[Instruction]
Transcribe every line of the listing below without any deviation.

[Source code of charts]
————————
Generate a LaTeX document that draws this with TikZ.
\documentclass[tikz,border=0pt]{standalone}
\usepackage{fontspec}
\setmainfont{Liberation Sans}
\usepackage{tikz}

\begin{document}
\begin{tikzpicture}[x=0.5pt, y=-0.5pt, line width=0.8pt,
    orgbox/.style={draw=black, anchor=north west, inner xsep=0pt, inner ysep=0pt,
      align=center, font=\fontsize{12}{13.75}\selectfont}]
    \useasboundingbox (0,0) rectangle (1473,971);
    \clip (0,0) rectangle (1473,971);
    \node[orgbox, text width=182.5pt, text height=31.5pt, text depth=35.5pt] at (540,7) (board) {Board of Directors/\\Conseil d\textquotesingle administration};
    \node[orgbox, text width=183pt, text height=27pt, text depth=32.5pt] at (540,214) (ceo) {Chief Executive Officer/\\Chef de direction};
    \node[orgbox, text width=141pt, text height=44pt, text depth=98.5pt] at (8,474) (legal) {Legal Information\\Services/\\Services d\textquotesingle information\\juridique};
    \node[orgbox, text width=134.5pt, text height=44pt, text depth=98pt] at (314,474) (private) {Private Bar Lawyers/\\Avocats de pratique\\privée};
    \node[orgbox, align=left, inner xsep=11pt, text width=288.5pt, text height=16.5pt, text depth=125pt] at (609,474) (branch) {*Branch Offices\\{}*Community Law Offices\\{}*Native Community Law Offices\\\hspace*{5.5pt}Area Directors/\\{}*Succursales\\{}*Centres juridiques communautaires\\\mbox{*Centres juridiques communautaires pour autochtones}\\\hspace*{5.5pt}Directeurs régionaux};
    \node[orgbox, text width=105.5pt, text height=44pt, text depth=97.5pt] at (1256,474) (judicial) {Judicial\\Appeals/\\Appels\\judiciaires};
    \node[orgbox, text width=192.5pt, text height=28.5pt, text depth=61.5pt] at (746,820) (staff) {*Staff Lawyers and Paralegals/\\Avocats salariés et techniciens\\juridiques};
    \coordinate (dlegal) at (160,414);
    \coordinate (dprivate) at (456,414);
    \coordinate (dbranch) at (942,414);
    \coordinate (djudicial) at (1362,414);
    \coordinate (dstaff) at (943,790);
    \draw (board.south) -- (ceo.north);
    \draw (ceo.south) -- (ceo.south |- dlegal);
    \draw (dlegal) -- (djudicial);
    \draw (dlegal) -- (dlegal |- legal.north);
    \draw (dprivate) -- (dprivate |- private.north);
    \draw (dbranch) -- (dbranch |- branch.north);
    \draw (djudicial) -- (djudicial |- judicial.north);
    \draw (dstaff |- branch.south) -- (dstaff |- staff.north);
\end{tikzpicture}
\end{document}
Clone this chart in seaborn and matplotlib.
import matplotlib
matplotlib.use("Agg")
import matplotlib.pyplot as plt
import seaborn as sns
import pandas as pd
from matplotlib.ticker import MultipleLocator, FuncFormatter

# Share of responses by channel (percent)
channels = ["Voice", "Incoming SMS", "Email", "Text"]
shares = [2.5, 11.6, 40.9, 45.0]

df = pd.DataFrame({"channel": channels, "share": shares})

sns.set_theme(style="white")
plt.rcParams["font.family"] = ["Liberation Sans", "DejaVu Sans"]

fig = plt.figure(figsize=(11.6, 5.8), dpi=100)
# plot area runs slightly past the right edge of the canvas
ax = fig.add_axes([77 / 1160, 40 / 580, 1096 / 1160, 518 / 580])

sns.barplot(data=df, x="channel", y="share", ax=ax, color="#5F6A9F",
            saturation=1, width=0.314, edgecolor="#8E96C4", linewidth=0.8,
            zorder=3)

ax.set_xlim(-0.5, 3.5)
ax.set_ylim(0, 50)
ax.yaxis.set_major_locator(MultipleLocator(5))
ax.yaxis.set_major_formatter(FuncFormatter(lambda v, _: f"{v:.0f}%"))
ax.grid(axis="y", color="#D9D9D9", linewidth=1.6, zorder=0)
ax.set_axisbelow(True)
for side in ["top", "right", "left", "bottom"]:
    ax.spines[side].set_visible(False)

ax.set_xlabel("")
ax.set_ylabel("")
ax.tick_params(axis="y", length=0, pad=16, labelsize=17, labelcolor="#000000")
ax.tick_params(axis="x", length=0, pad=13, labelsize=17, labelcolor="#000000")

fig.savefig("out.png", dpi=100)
————————
[Expected answer]
Generate a LaTeX document that draws this with TikZ.
\documentclass[tikz,border=0pt]{standalone}
\usepackage{fontspec}
\setmainfont{Liberation Sans}
\usepackage{tikz}

\begin{document}
\begin{tikzpicture}[x=0.5pt, y=-0.5pt, line width=0.8pt,
    orgbox/.style={draw=black, anchor=north west, inner xsep=0pt, inner ysep=0pt,
      align=center, font=\fontsize{12}{13.75}\selectfont}]
    \useasboundingbox (0,0) rectangle (1473,971);
    \clip (0,0) rectangle (1473,971);
    \node[orgbox, text width=182.5pt, text height=31.5pt, text depth=35.5pt] at (540,7) (board) {Board of Directors/\\Conseil d\textquotesingle administration};
    \node[orgbox, text width=183pt, text height=27pt, text depth=32.5pt] at (540,214) (ceo) {Chief Executive Officer/\\Chef de direction};
    \node[orgbox, text width=141pt, text height=44pt, text depth=98.5pt] at (8,474) (legal) {Legal Information\\Services/\\Services d\textquotesingle information\\juridique};
    \node[orgbox, text width=134.5pt, text height=44pt, text depth=98pt] at (314,474) (private) {Private Bar Lawyers/\\Avocats de pratique\\privée};
    \node[orgbox, align=left, inner xsep=11pt, text width=288.5pt, text height=16.5pt, text depth=125pt] at (609,474) (branch) {*Branch Offices\\{}*Community Law Offices\\{}*Native Community Law Offices\\\hspace*{5.5pt}Area Directors/\\{}*Succursales\\{}*Centres juridiques communautaires\\\mbox{*Centres juridiques communautaires pour autochtones}\\\hspace*{5.5pt}Directeurs régionaux};
    \node[orgbox, text width=105.5pt, text height=44pt, text depth=97.5pt] at (1256,474) (judicial) {Judicial\\Appeals/\\Appels\\judiciaires};
    \node[orgbox, text width=192.5pt, text height=28.5pt, text depth=61.5pt] at (746,820) (staff) {*Staff Lawyers and Paralegals/\\Avocats salariés et techniciens\\juridiques};
    \coordinate (dlegal) at (160,414);
    \coordinate (dprivate) at (456,414);
    \coordinate (dbranch) at (942,414);
    \coordinate (djudicial) at (1362,414);
    \coordinate (dstaff) at (943,790);
    \draw (board.south) -- (ceo.north);
    \draw (ceo.south) -- (ceo.south |- dlegal);
    \draw (dlegal) -- (djudicial);
    \draw (dlegal) -- (dlegal |- legal.north);
    \draw (dprivate) -- (dprivate |- private.north);
    \draw (dbranch) -- (dbranch |- branch.north);
    \draw (djudicial) -- (djudicial |- judicial.north);
    \draw (dstaff |- branch.south) -- (dstaff |- staff.north);
\end{tikzpicture}
\end{document}
Clone this chart in seaborn and matplotlib.
import matplotlib
matplotlib.use("Agg")
import matplotlib.pyplot as plt
import seaborn as sns
import pandas as pd
from matplotlib.ticker import MultipleLocator, FuncFormatter

# Share of responses by channel (percent)
channels = ["Voice", "Incoming SMS", "Email", "Text"]
shares = [2.5, 11.6, 40.9, 45.0]

df = pd.DataFrame({"channel": channels, "share": shares})

sns.set_theme(style="white")
plt.rcParams["font.family"] = ["Liberation Sans", "DejaVu Sans"]

fig = plt.figure(figsize=(11.6, 5.8), dpi=100)
# plot area runs slightly past the right edge of the canvas
ax = fig.add_axes([77 / 1160, 40 / 580, 1096 / 1160, 518 / 580])

sns.barplot(data=df, x="channel", y="share", ax=ax, color="#5F6A9F",
            saturation=1, width=0.314, edgecolor="#8E96C4", linewidth=0.8,
            zorder=3)

ax.set_xlim(-0.5, 3.5)
ax.set_ylim(0, 50)
ax.yaxis.set_major_locator(MultipleLocator(5))
ax.yaxis.set_major_formatter(FuncFormatter(lambda v, _: f"{v:.0f}%"))
ax.grid(axis="y", color="#D9D9D9", linewidth=1.6, zorder=0)
ax.set_axisbelow(True)
for side in ["top", "right", "left", "bottom"]:
    ax.spines[side].set_visible(False)

ax.set_xlabel("")
ax.set_ylabel("")
ax.tick_params(axis="y", length=0, pad=16, labelsize=17, labelcolor="#000000")
ax.tick_params(axis="x", length=0, pad=13, labelsize=17, labelcolor="#000000")

fig.savefig("out.png", dpi=100)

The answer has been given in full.